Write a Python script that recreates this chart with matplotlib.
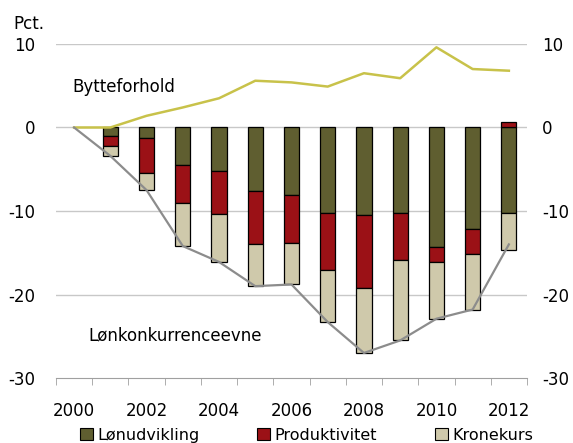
import numpy as np
import matplotlib.pyplot as plt
from matplotlib.patches import Patch

# Data (pct.)
years = list(range(2000, 2013))
lonudvikling = [0, -1.0, -1.3, -4.5, -5.2, -7.6, -8.1, -10.2, -10.5, -10.2, -14.3, -12.1, -10.2]
produktivitet = [0, -1.2, -4.1, -4.5, -5.1, -6.3, -5.7, -6.9, -8.7, -5.7, -1.8, -3.1, 0.7]
kronekurs = [0, -1.2, -2.1, -5.2, -5.8, -5.1, -5.0, -6.2, -7.8, -9.6, -6.8, -6.6, -4.5]
lonkonkurrenceevne = [0, -3.4, -7.5, -14.2, -16.1, -19.0, -18.8, -23.3, -27.0, -25.5, -22.9, -21.8, -14.0]
bytteforhold = [0, 0.0, 1.4, 2.4, 3.5, 5.6, 5.4, 4.9, 6.5, 5.9, 9.6, 7.0, 6.8]
ytick_vals = [10, 0, -10, -20, -30]

c_lon = '#5f5e30'
c_prod = '#9b1116'
c_kron = '#cfc9ab'

plt.rcParams['font.family'] = 'DejaVu Sans'
fig = plt.figure(figsize=(5.73, 4.43), dpi=100)
ax = fig.add_axes([0.0977, 0.1467, 0.822, 0.754])

x = np.arange(len(years))
w = 0.42

# stack negatives downward, positives upward; skip empty bars
pos_base = np.zeros(len(x))
neg_base = np.zeros(len(x))
for vals, col in [(lonudvikling, c_lon), (produktivitet, c_prod), (kronekurs, c_kron)]:
    v = np.array(vals, dtype=float)
    bottoms = np.where(v >= 0, pos_base, neg_base)
    shown = v != 0
    ax.bar(x[shown], v[shown], w, bottom=bottoms[shown], color=col,
           edgecolor='black', linewidth=0.9, zorder=3)
    pos_base = pos_base + np.where(v >= 0, v, 0)
    neg_base = neg_base + np.where(v < 0, v, 0)

ax.plot(x, bytteforhold, color='#c8c24a', linewidth=1.8, zorder=4)
ax.plot(x, lonkonkurrenceevne, color='#8c8c8c', linewidth=1.6, zorder=4)

ax.text(-0.05, 4.8, 'Bytteforhold', fontsize=12, ha='left', va='center')
ax.text(0.4, -24.9, 'Lønkonkurrenceevne', fontsize=12, ha='left', va='center')

ax.set_xlim(-0.5, 12.5)
ax.set_ylim(-30, 10)
ax.set_yticks(ytick_vals)
ax.set_yticklabels([str(v) for v in ytick_vals])
for yv in ytick_vals[:-1]:
    ax.axhline(yv, color='#c8c8c8', linewidth=1.0, zorder=1)

ax.set_xticks(x[::2])
ax.set_xticklabels([str(y) for y in years[::2]])
ax.set_xticks(np.arange(-0.5, 13, 1.0), minor=True)
ax.tick_params(axis='x', which='major', length=0, pad=17, labelsize=12)
ax.tick_params(axis='x', which='minor', length=5, color='#a0a0a0', direction='out')
ax.tick_params(axis='y', length=0, pad=15, labelsize=12)

for s in ['top', 'left', 'right']:
    ax.spines[s].set_visible(False)
ax.spines['bottom'].set_color('#a0a0a0')

ax2 = ax.twinx()
ax2.set_ylim(-30, 10)
ax2.set_yticks(ytick_vals)
ax2.set_yticklabels([str(v) for v in ytick_vals])
ax2.tick_params(axis='y', length=0, pad=11, labelsize=12)
for s in ax2.spines.values():
    s.set_visible(False)

fig.text(0.023, 0.945, 'Pct.', fontsize=12, ha='left', va='center')

handles = [Patch(facecolor=c_lon, edgecolor='black', linewidth=0.8),
           Patch(facecolor=c_prod, edgecolor='black', linewidth=0.8),
           Patch(facecolor=c_kron, edgecolor='black', linewidth=0.8)]
fig.legend(handles, ['Lønudvikling', 'Produktivitet', 'Kronekurs'], loc='center',
           bbox_to_anchor=(0.535, 0.018), ncol=3, frameon=False, fontsize=11.5,
           handlelength=0.8, handleheight=0.8, handletextpad=0.3, columnspacing=3.6)

fig.savefig('out.png', dpi=100)
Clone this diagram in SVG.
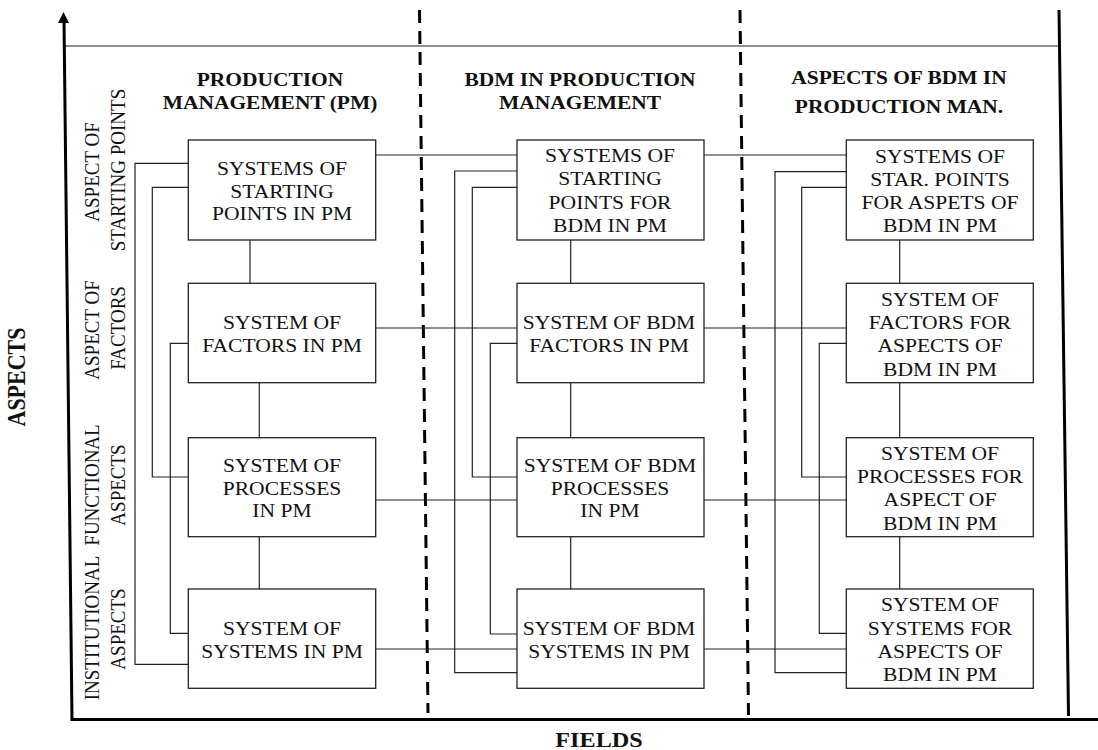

Goal
Transcribe the material exactly, and leave out whatever pictures it holds.

Final answer
Write a Python script that recreates this chart with matplotlib.
import numpy as np
import matplotlib.pyplot as plt
from matplotlib.patches import Patch

# Data (pct.)
years = list(range(2000, 2013))
lonudvikling = [0, -1.0, -1.3, -4.5, -5.2, -7.6, -8.1, -10.2, -10.5, -10.2, -14.3, -12.1, -10.2]
produktivitet = [0, -1.2, -4.1, -4.5, -5.1, -6.3, -5.7, -6.9, -8.7, -5.7, -1.8, -3.1, 0.7]
kronekurs = [0, -1.2, -2.1, -5.2, -5.8, -5.1, -5.0, -6.2, -7.8, -9.6, -6.8, -6.6, -4.5]
lonkonkurrenceevne = [0, -3.4, -7.5, -14.2, -16.1, -19.0, -18.8, -23.3, -27.0, -25.5, -22.9, -21.8, -14.0]
bytteforhold = [0, 0.0, 1.4, 2.4, 3.5, 5.6, 5.4, 4.9, 6.5, 5.9, 9.6, 7.0, 6.8]
ytick_vals = [10, 0, -10, -20, -30]

c_lon = '#5f5e30'
c_prod = '#9b1116'
c_kron = '#cfc9ab'

plt.rcParams['font.family'] = 'DejaVu Sans'
fig = plt.figure(figsize=(5.73, 4.43), dpi=100)
ax = fig.add_axes([0.0977, 0.1467, 0.822, 0.754])

x = np.arange(len(years))
w = 0.42

# stack negatives downward, positives upward; skip empty bars
pos_base = np.zeros(len(x))
neg_base = np.zeros(len(x))
for vals, col in [(lonudvikling, c_lon), (produktivitet, c_prod), (kronekurs, c_kron)]:
    v = np.array(vals, dtype=float)
    bottoms = np.where(v >= 0, pos_base, neg_base)
    shown = v != 0
    ax.bar(x[shown], v[shown], w, bottom=bottoms[shown], color=col,
           edgecolor='black', linewidth=0.9, zorder=3)
    pos_base = pos_base + np.where(v >= 0, v, 0)
    neg_base = neg_base + np.where(v < 0, v, 0)

ax.plot(x, bytteforhold, color='#c8c24a', linewidth=1.8, zorder=4)
ax.plot(x, lonkonkurrenceevne, color='#8c8c8c', linewidth=1.6, zorder=4)

ax.text(-0.05, 4.8, 'Bytteforhold', fontsize=12, ha='left', va='center')
ax.text(0.4, -24.9, 'Lønkonkurrenceevne', fontsize=12, ha='left', va='center')

ax.set_xlim(-0.5, 12.5)
ax.set_ylim(-30, 10)
ax.set_yticks(ytick_vals)
ax.set_yticklabels([str(v) for v in ytick_vals])
for yv in ytick_vals[:-1]:
    ax.axhline(yv, color='#c8c8c8', linewidth=1.0, zorder=1)

ax.set_xticks(x[::2])
ax.set_xticklabels([str(y) for y in years[::2]])
ax.set_xticks(np.arange(-0.5, 13, 1.0), minor=True)
ax.tick_params(axis='x', which='major', length=0, pad=17, labelsize=12)
ax.tick_params(axis='x', which='minor', length=5, color='#a0a0a0', direction='out')
ax.tick_params(axis='y', length=0, pad=15, labelsize=12)

for s in ['top', 'left', 'right']:
    ax.spines[s].set_visible(False)
ax.spines['bottom'].set_color('#a0a0a0')

ax2 = ax.twinx()
ax2.set_ylim(-30, 10)
ax2.set_yticks(ytick_vals)
ax2.set_yticklabels([str(v) for v in ytick_vals])
ax2.tick_params(axis='y', length=0, pad=11, labelsize=12)
for s in ax2.spines.values():
    s.set_visible(False)

fig.text(0.023, 0.945, 'Pct.', fontsize=12, ha='left', va='center')

handles = [Patch(facecolor=c_lon, edgecolor='black', linewidth=0.8),
           Patch(facecolor=c_prod, edgecolor='black', linewidth=0.8),
           Patch(facecolor=c_kron, edgecolor='black', linewidth=0.8)]
fig.legend(handles, ['Lønudvikling', 'Produktivitet', 'Kronekurs'], loc='center',
           bbox_to_anchor=(0.535, 0.018), ncol=3, frameon=False, fontsize=11.5,
           handlelength=0.8, handleheight=0.8, handletextpad=0.3, columnspacing=3.6)

fig.savefig('out.png', dpi=100)
Clone this diagram in SVG.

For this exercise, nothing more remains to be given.